Stretching from the town of Fort McMurray northwards and as far as Peace River to the west, the confirmed deposits of bitumen in the ground take up an area the size of England. To date, only three to five per cent of the existing deposits are being mined or extracted, by inserting high-pressure steam into the ground. Turning bitumen into synthetic crude oil is no easy task: it requires vast amounts of energy and water, and the yields have only become viable with an exploding per-barrel oil price. For thousands of years, Alberta's prime resource has lain idle in the ground, oil companies patiently awaiting their turn until prices went rocketing in the last decade. The once sleepy town of Fort McMurray has been turned into the new frontier of the latest gold rush, absorbing the gains and ills that come with it: rapid growth, high prices, a huge influx of workers, crime, drugs and pollution. Walking down the bland main drag of the aptly nicknamed 'Fort McMoney', you can't help but notice that anybody who is anybody in the oil business has set up camp here: Shell, Total, Chevron, Syncrude, Suncor, CNRL, BP, Husky, Statoil and numerous others have bought up leases to extract the black gold from Alberta's land.

This comes at a high cost, both in terms of investment and natural resources as well as to the environment and the people who live there: the divisive issue is one of land rights and health concerns of Canada's First Nations who live downstream from the tar sands. Is Canada to respect aboriginal land rights, as enshrined in their treaty with the Crown over a hundred years ago which grants the First Nations the freedom to hunt, fish and trap according to their ancient ways? Or is it more interested in oil developments with their consequential destruction of the boreal forest, bringing of employment, and ultimately, money?
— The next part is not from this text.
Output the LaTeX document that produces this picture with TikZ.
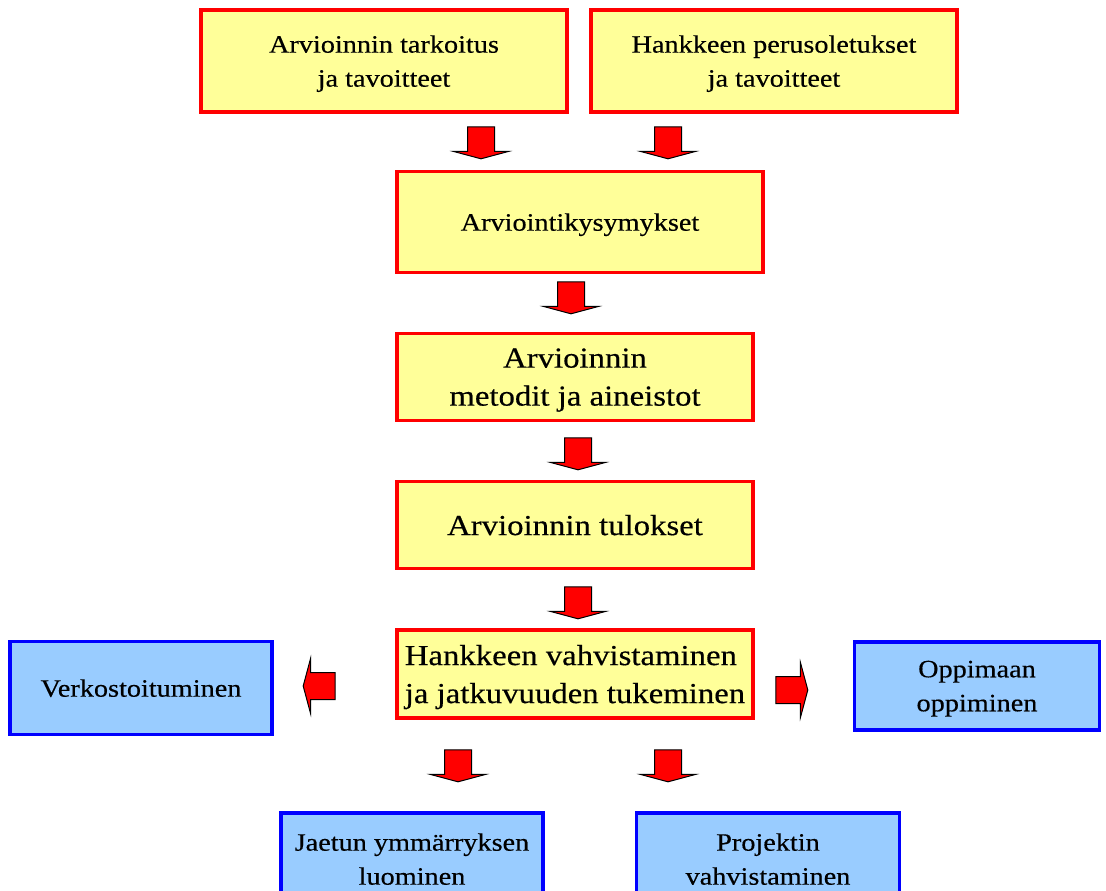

For many years, the First Nations in northern Alberta have been complaining about grave health concerns and unusually high cancer rates in their communities - a concern apparently not shared by the Province of Alberta. On another level, several First Nations have begun to legally challenge the status quo and the sale of their lands to oil companies. It is a fight that is synonymous of the classic David vs. Goliath: small and mostly poor communities on the one side; big oil, government, and heavyweight lawyers on the other.

One thing is for sure: the future is set to be challenging, and a mighty struggle is looming."